In practical terms, that points to several questions Finnish boards and management teams should be working through now:
Is there a documented workforce skills plan tied to the AI roadmap, not just a cost-savings case?
At what threshold does a pilot become a deployment that triggers change negotiation obligations — and who inside the company is responsible for flagging that line?
Are AI usage policies in place before deployment scales, including rules on what data employees can share with external tools and how confidential information is handled?
Are change-negotiation timelines built into AI rollout plans, rather than treated as an afterthought once decisions have effectively been made?

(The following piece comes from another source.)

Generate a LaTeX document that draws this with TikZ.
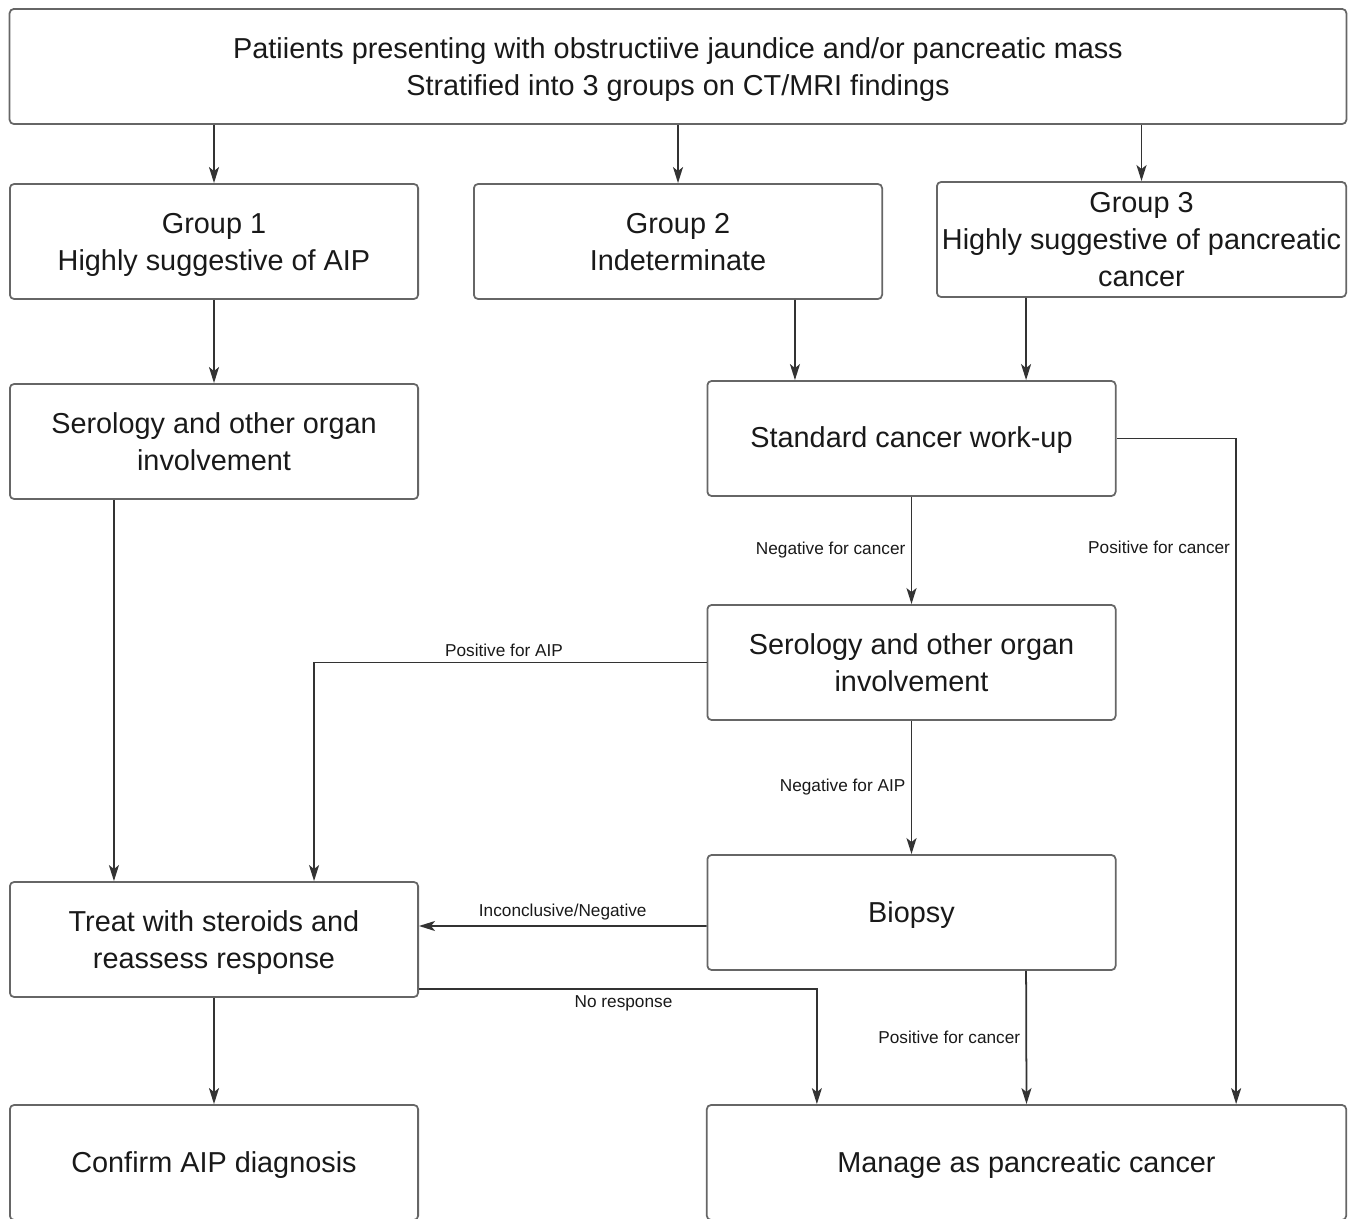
\documentclass[tikz,border=0pt]{standalone}
\usepackage{fontspec}
\setmainfont{Liberation Sans}
\usetikzlibrary{arrows.meta}

\begin{document}
\begin{tikzpicture}[x=0.01cm, y=-0.01cm,
		box/.style={draw=black!60, line width=0.5pt, rounded corners=1.2pt, inner sep=0pt,
			minimum width=4.08cm, minimum height=1.15cm, align=center, text=black!90,
			font=\fontsize{8.2}{10.5}\selectfont,
			execute at begin node={\rule{0pt}{7.2pt}}, execute at end node={\rule[-1.8pt]{0pt}{0pt}}},
		multi/.style={text height=17.2pt, text depth=0.8pt},
		arr/.style={draw=black!80, line width=0.5pt, -{Stealth[length=0.16cm, width=0.1cm, inset=0.04cm]}},
		lab/.style={font=\fontsize{4.9}{6}\selectfont, text=black!90, inner sep=1.5pt}]
			\useasboundingbox (0,0) rectangle (1358,1219);
			\clip (0,0) rectangle (1358,1219);
			% boxes
			\node[box, multi, minimum width=13.36cm] (top) at (678,66.5) {Patiients presenting with obstructiive jaundice and/or pancreatic mass\\Stratified into 3 groups on CT/MRI findings};
			\node[box, multi] (g1) at (214,241.5) {Group 1\\Highly suggestive of AIP};
			\node[box, multi] (g2) at (678,241.5) {Group 2\\Indeterminate};
			\node[box, multi, text height=27.7pt, minimum width=4.09cm] (g3) at (1141.5,239.5) {Group 3\\Highly suggestive of pancreatic\\cancer};
			\node[box, multi] (sero1) at (214,441.5) {Serology and other organ\\involvement};
			\node[box] (scw) at (911.5,438.5) {Standard cancer work-up};
			\node[box, multi] (sero2) at (911.5,662.5) {Serology and other organ\\involvement};
			\node[box, multi] (treat) at (214,939.5) {Treat with steroids and\\reassess response};
			\node[box] (biopsy) at (911.5,912.5) {Biopsy};
			\node[box] (confirm) at (214,1162.5) {Confirm AIP diagnosis};
			\node[box, minimum width=6.39cm] (manage) at (1026.5,1162.5) {Manage as pancreatic cancer};
			% arrows from the top
			\draw[arr] (top.south -| g1.north) -- (g1.north);
			\draw[arr] (top.south -| g2.north) -- (g2.north);
			\draw[arr] (top.south -| g3.north) -- (g3.north);
			% group 1 branch
			\draw[arr] (g1) -- (sero1);
			\draw[arr] ([xshift=-1cm]sero1.south) -- ([xshift=-1cm]treat.north);
			\draw[arr] (treat) -- (confirm);
			% group 2 and 3 branch
			\draw[arr] ([xshift=1.17cm]g2.south) -- ([xshift=-1.165cm]scw.north);
			\draw[arr] ([xshift=-1.155cm]g3.south) -- ([xshift=1.145cm]scw.north);
			\draw[arr] (scw) -- node[lab, left] {Negative for cancer} (sero2);
			\draw[arr] (scw.east) -| node[lab, left, pos=0.582] {Positive for cancer} ([xshift=2.095cm]manage.north);
			\draw[arr] (sero2.west) -| node[lab, above, pos=0.258] {Positive for AIP} ([xshift=1cm]treat.north);
			\draw[arr] (sero2) -- node[lab, left] {Negative for AIP} (biopsy);
			\draw[arr] ([yshift=-0.135cm]biopsy.west) -- node[lab, above] {Inconclusive/Negative} ([yshift=0.135cm]treat.east);
			\draw[arr] ([xshift=1.145cm]biopsy.south) -- node[lab, left] {Positive for cancer} (manage.north);
			\draw[arr] ([yshift=-0.495cm]treat.east) -| node[lab, below, pos=0.257] {No response} ([xshift=-2.095cm]manage.north);
		\end{tikzpicture}
\end{document}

"In many companies, there is a growing need for new policies and new instructions to employees as to how to use AI," Honkinen says.
Despite the pace of technological change, she does not see a strong need for entirely new labor legislation in Finland. "The thing with law is that when we have technological innovation, it might be difficult to have a legal framework that is always able to follow the technological innovations."
The larger challenge for Finnish employers, she suggests, is operational rather than legislative. Companies need to decide when AI adoption stops being a technology experiment and becomes a workforce restructuring process — and act before the law makes that decision for them. At the same time, they need to ensure employees are systematically trained to use AI effectively and responsibly.